◆ **MATERIAL PROVIDED**:
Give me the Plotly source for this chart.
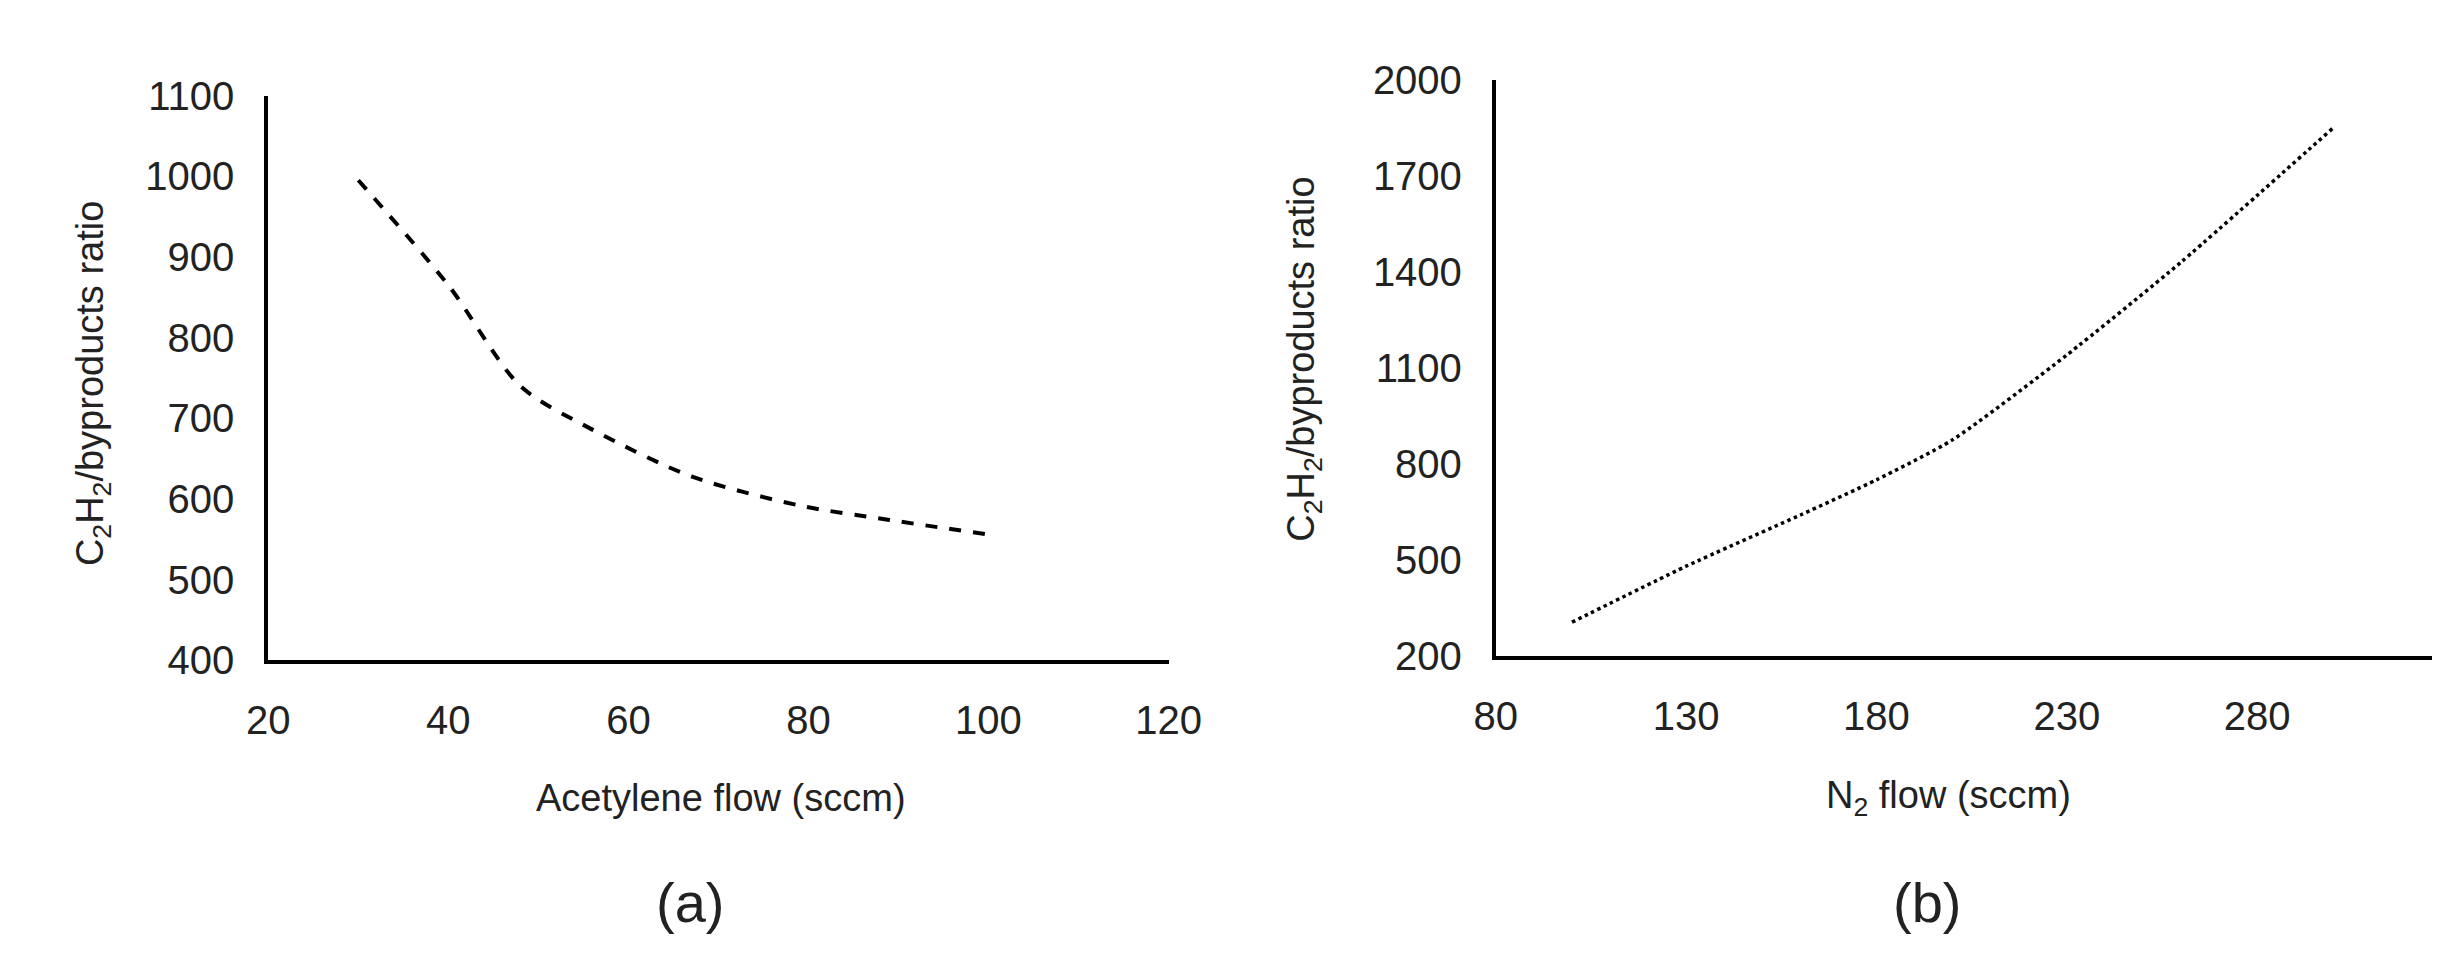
import plotly.graph_objects as go

ax_x = [30, 40, 48, 56, 67, 79, 89, 100]
ax_y = [995, 865, 740, 686, 628, 592, 574, 556]
bx_x = [100, 130, 160, 180, 200, 230, 260, 300]
bx_y = [305, 480, 640, 750, 875, 1140, 1430, 1850]

FONT = "Liberation Sans Narrow, Liberation Sans, sans-serif"
fig = go.Figure()
fig.add_trace(go.Scatter(x=ax_x, y=ax_y, mode="lines", line=dict(color="black", width=4, dash="dash", shape="spline", smoothing=0.8), xaxis="x", yaxis="y"))
fig.add_trace(go.Scatter(x=bx_x, y=bx_y, mode="lines", line=dict(color="black", width=3.5, dash="dot", shape="spline", smoothing=0.6), xaxis="x2", yaxis="y2"))

common = dict(showgrid=False, zeroline=False, showline=True, linecolor="black", linewidth=4,
              ticks="", tickfont=dict(family=FONT, size=40, color="#222"), ticklabelstandoff=22)
fig.update_layout(
    width=2462, height=967, margin=dict(l=0, r=0, t=0, b=0),
    plot_bgcolor="white", paper_bgcolor="white", showlegend=False,
    xaxis=dict(domain=[0.099, 0.473], range=[20, 120], dtick=20, anchor="y", **common),
    yaxis=dict(domain=[0.317, 0.929], range=[400, 1100], dtick=100, anchor="x", **common),
    xaxis2=dict(domain=[0.609, 0.998], range=[80, 326], tickvals=[80,130,180,230,280], anchor="y2", **common),
    yaxis2=dict(domain=[0.322, 0.946], range=[200, 2000], tickvals=[200,500,800,1100,1400,1700,2000], anchor="x2", **common),
)
ann = [
    dict(text="C<sub>2</sub>H<sub>2</sub>/byproducts ratio", x=0.026, y=0.617, textangle=-90, size=38),
    dict(text="C<sub>2</sub>H<sub>2</sub>/byproducts ratio", x=0.529, y=0.643, textangle=-90, size=38),
    dict(text="Acetylene flow (sccm)", x=0.287, y=0.168, textangle=0, size=38),
    dict(text="N<sub>2</sub> flow (sccm)", x=0.797, y=0.168, textangle=0, size=38),
    dict(text="(a)", x=0.274, y=0.055, textangle=0, size=56),
    dict(text="(b)", x=0.788, y=0.055, textangle=0, size=56),
]
for a in ann:
    fig.add_annotation(text=a["text"], x=a["x"], y=a["y"], xref="paper", yref="paper", showarrow=False,
                       textangle=a["textangle"], xanchor="center", yanchor="middle",
                       font=dict(family=FONT, size=a["size"], color="#222"))
fig.write_html("out.html")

◆ **THE PROBLEM**: Print, exactly as written, the lines above from the first one to the one containing "bx_y = [305, 480, 640, 750, 875, 1140, 1430, 1850]". Leave out pictures.

◆ **RIGHT ANSWER**:
Give me the Plotly source for this chart.
import plotly.graph_objects as go

ax_x = [30, 40, 48, 56, 67, 79, 89, 100]
ax_y = [995, 865, 740, 686, 628, 592, 574, 556]
bx_x = [100, 130, 160, 180, 200, 230, 260, 300]
bx_y = [305, 480, 640, 750, 875, 1140, 1430, 1850]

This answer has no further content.